## Goal
Pull out every line below holding the word "this".

## Input records
▼
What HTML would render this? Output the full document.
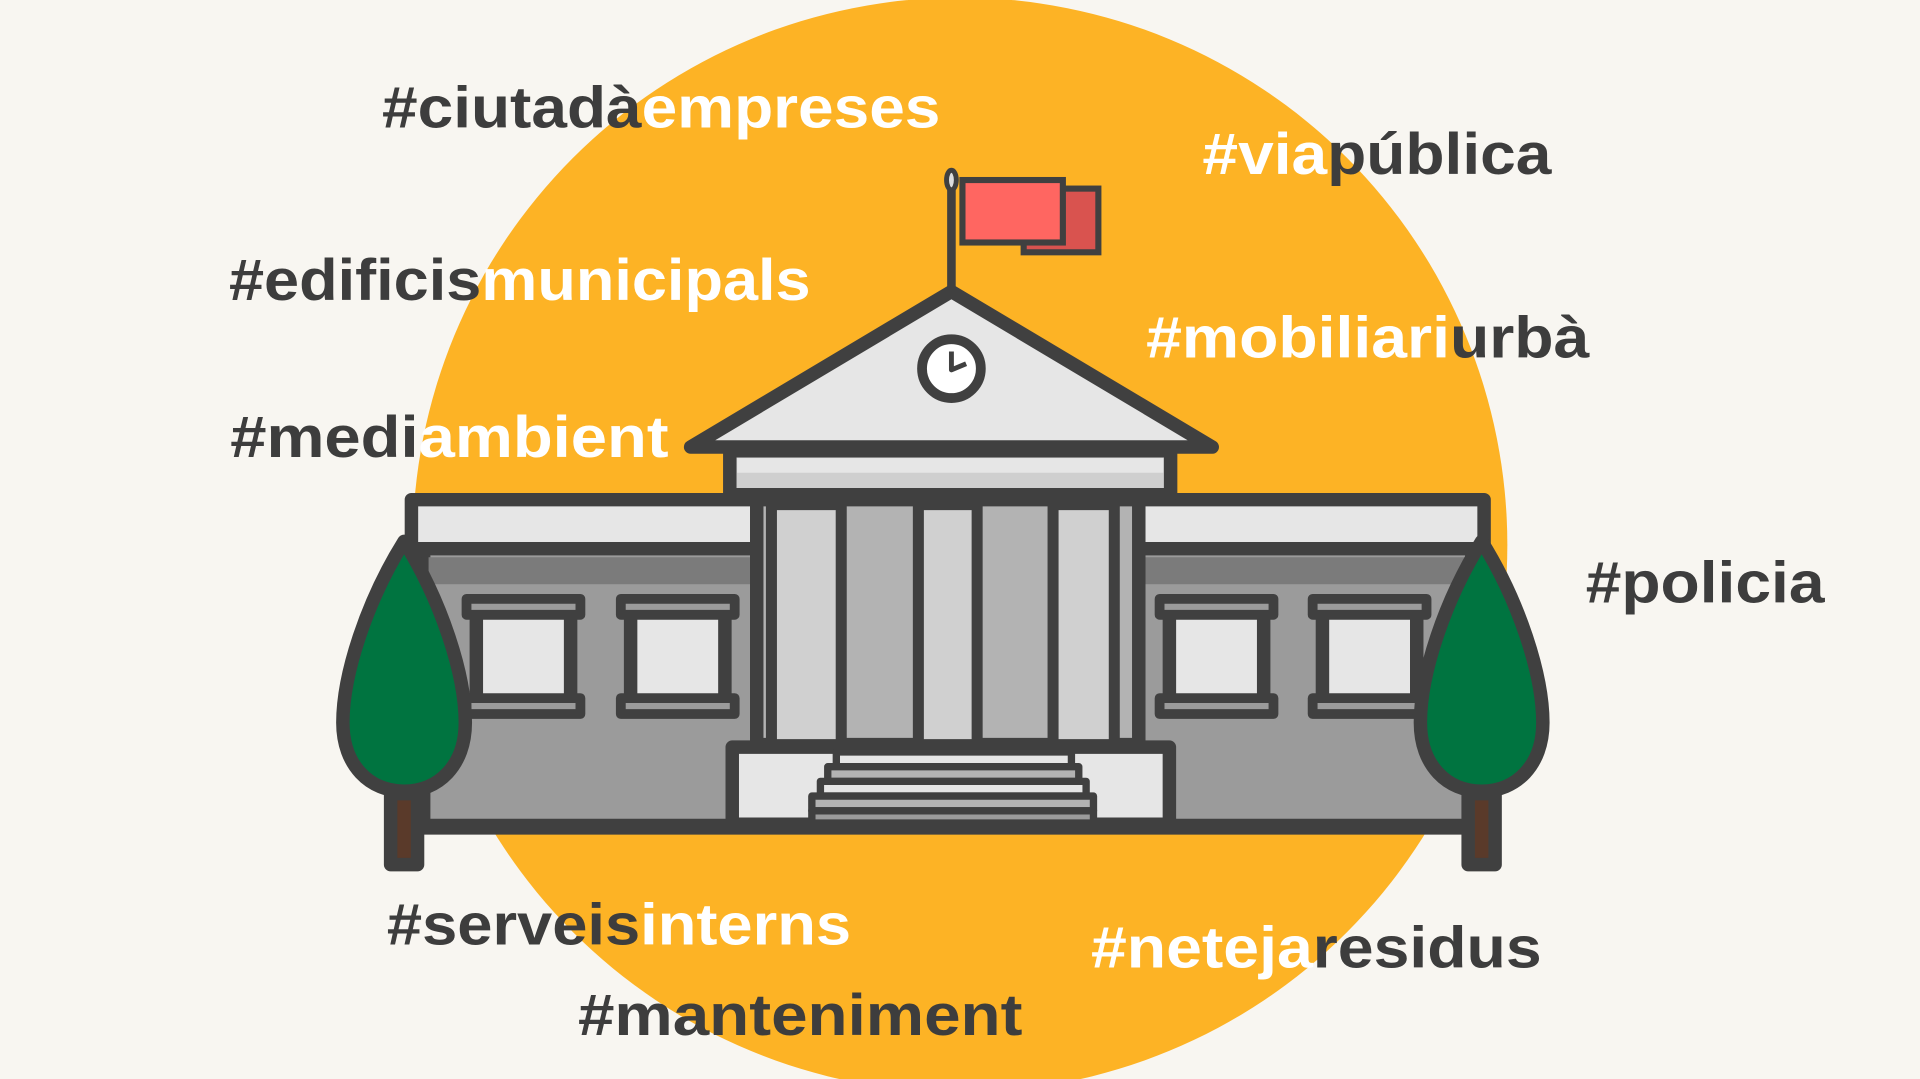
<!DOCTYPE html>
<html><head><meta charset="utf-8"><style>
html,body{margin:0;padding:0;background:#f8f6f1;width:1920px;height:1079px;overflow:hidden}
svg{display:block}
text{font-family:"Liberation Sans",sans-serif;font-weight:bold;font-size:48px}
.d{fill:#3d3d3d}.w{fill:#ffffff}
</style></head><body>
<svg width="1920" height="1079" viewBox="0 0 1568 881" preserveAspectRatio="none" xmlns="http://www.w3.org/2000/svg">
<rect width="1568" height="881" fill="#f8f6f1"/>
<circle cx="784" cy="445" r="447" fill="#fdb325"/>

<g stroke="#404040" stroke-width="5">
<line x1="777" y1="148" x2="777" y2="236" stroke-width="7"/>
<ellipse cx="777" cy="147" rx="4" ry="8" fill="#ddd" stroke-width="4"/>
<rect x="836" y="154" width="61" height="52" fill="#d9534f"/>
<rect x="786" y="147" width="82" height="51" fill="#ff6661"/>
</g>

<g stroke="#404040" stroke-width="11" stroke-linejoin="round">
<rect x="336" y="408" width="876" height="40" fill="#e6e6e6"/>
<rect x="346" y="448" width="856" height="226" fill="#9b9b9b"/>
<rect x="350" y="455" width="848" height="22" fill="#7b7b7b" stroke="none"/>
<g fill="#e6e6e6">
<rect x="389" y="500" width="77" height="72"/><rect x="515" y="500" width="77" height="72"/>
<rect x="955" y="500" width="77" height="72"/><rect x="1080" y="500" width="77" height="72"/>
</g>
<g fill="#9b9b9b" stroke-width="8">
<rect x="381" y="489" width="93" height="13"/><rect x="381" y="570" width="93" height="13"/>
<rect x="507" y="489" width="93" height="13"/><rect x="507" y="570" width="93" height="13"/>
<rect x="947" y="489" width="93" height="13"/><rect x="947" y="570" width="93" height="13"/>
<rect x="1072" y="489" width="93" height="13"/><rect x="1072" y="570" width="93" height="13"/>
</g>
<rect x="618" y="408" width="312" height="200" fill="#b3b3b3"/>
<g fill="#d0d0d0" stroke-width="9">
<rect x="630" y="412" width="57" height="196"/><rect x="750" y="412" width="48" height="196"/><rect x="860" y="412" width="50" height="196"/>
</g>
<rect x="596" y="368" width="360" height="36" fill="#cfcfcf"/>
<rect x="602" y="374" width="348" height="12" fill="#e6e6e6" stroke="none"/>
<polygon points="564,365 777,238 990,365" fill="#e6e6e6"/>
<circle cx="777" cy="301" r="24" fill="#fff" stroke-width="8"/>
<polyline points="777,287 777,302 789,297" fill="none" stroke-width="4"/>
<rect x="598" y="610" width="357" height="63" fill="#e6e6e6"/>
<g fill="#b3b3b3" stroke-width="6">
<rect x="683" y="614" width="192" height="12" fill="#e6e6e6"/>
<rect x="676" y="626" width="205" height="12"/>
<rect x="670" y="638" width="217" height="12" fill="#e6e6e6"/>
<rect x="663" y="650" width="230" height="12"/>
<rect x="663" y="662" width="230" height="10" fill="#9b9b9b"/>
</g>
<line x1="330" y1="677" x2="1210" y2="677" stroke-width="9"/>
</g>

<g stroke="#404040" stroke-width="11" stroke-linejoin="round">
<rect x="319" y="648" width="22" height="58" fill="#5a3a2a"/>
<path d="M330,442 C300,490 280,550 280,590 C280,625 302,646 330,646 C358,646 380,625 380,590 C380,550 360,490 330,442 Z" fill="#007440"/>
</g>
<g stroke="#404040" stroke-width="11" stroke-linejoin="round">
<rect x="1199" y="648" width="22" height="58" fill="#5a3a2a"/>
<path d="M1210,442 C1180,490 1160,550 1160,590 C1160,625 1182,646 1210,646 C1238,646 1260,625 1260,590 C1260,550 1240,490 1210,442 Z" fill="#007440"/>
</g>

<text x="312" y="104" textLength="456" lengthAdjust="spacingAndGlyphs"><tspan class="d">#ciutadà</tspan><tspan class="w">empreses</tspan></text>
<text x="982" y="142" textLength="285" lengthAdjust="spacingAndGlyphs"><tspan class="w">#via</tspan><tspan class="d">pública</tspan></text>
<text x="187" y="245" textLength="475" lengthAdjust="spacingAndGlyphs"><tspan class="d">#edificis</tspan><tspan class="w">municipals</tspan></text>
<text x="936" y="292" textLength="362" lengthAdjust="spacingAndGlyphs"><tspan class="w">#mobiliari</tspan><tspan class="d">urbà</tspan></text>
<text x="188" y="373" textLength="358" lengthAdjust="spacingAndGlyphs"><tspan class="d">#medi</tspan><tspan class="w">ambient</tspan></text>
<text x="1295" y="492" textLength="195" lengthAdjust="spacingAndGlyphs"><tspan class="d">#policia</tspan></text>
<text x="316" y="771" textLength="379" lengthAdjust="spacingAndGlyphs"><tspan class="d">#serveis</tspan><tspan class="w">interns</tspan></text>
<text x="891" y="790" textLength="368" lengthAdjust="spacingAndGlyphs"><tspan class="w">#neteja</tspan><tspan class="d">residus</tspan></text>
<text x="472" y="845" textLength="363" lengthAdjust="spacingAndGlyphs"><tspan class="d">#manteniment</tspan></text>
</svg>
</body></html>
▲
▼
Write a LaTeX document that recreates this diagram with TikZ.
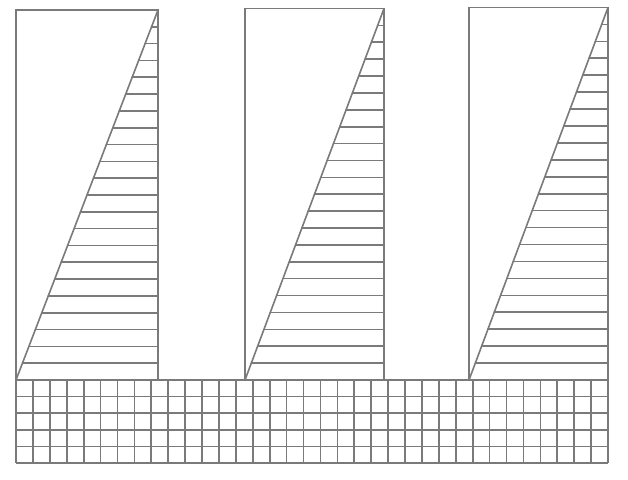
▲
## Written solution
What HTML would render this? Output the full document.
Write a LaTeX document that recreates this diagram with TikZ.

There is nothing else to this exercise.